With Linear Regression(Single feature)

Let's apply the concept of gradient descent to linear regression more in detail. We can make partial deriavative more simple in the case of linear regression because it is simple. Maybe it would be different if the equation is quadratic or cubic form. $$\frac{\partial}{\partial \theta_j}J(\theta_0, \theta_1) = \frac{\partial}{\partial \theta_j} \frac{1}{2m}\Sigma^m_{i=1}(h_\theta (x^{(i)})-y^{(i)})^2$$ $$ = \frac{\partial}{\partial \theta_j}\frac{1}{2m}\Sigma^m_{i=1}(\theta_0+\theta_1 x^{(i)}-y^{(i)})^2$$ $$= \frac{1}{m} \Sigma^m_{i=1}(h_\theta(x^{(i)})-y^{(i)})+\frac{1}{m}\Sigma^m_{i=1}(h_\theta(x^{(i)})-y^{(i)})x^{(i)}$$ $$\text{If we set }\theta_0 = \theta_0 \cdot x^{(i)} _0, \theta_1 \cdot x^{(i)}= \theta_1 \cdot x^{(i)} _1$$ $$\text{Then, }\frac{\partial}{\partial \theta_j}J(\theta) = \frac{1}{m}\Sigma^m_{i=1}(h_\theta(x^{(i)}) - y^{(i)}) x^{(i)} _j$$

This kind of process which is using all training sample is called Batch gradient descent.. By contrast, using subset of training sample also exist.
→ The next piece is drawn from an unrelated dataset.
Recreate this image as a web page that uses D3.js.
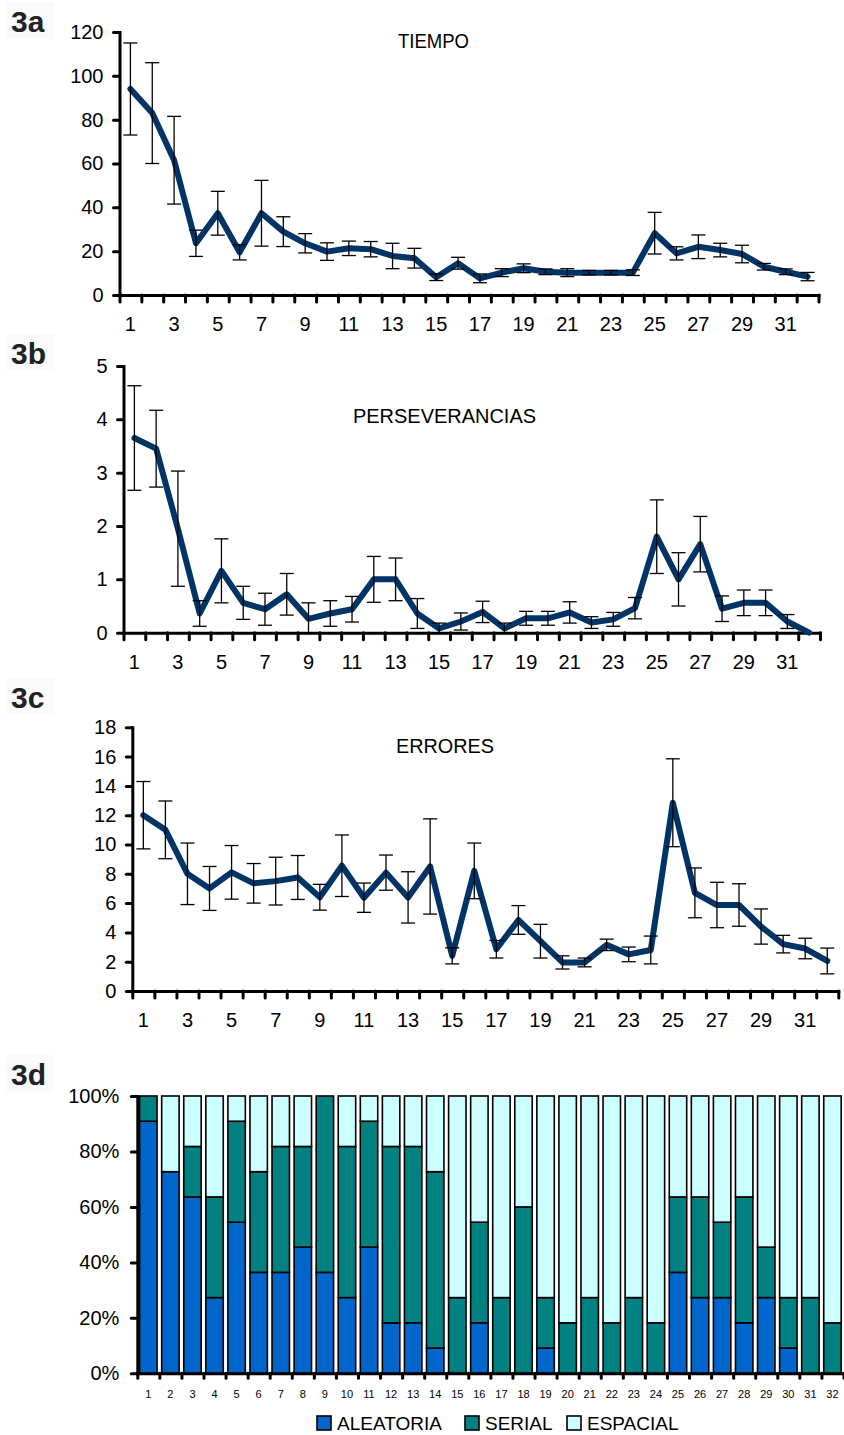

With Linear Regression(Multiple features)

We have dealt with linear regression of single feature. Then, how we can apply the linear regression of multiple features? Fortunately, we can use linear regression in the same way with single feature case. What we need to do is combining feature by linear combination like this equation. $$\text{Single feature : }h_\theta(x) = \theta_0 + \theta_1 x$$ $$\text{Multiple n feature : }h_\theta(x) = \theta_0 + \theta_1 x_0 + \cdots + \theta_n x_n$$ If we apply new meaningless feature(= 1) to the equation, we can also use matrix form. $$\text{Multiple n feature : }h_\theta(x) = \theta_0 x_0+ \theta_1 x_0 + \cdots + \theta_n x_n$$ $$x = \left\lbrack\matrix{ x_0 \cr x_1 \cr \vdots \cr x_n} \right\rbrack \in R^{n+1}\text{ }\theta = \left\lbrack\matrix{ \theta_0 \cr \theta_1 \cr \vdots \cr \theta_n} \right\rbrack \in R^{n+1}$$ $$\text{Matrix form : }h_\theta(x) = \theta^T x$$ As we can see, the equation becomes much simpler although we are using multiple features. This kind of calculation using matrix form not only makes representation simpler but also calculation becomes faster in Octave or Matlab.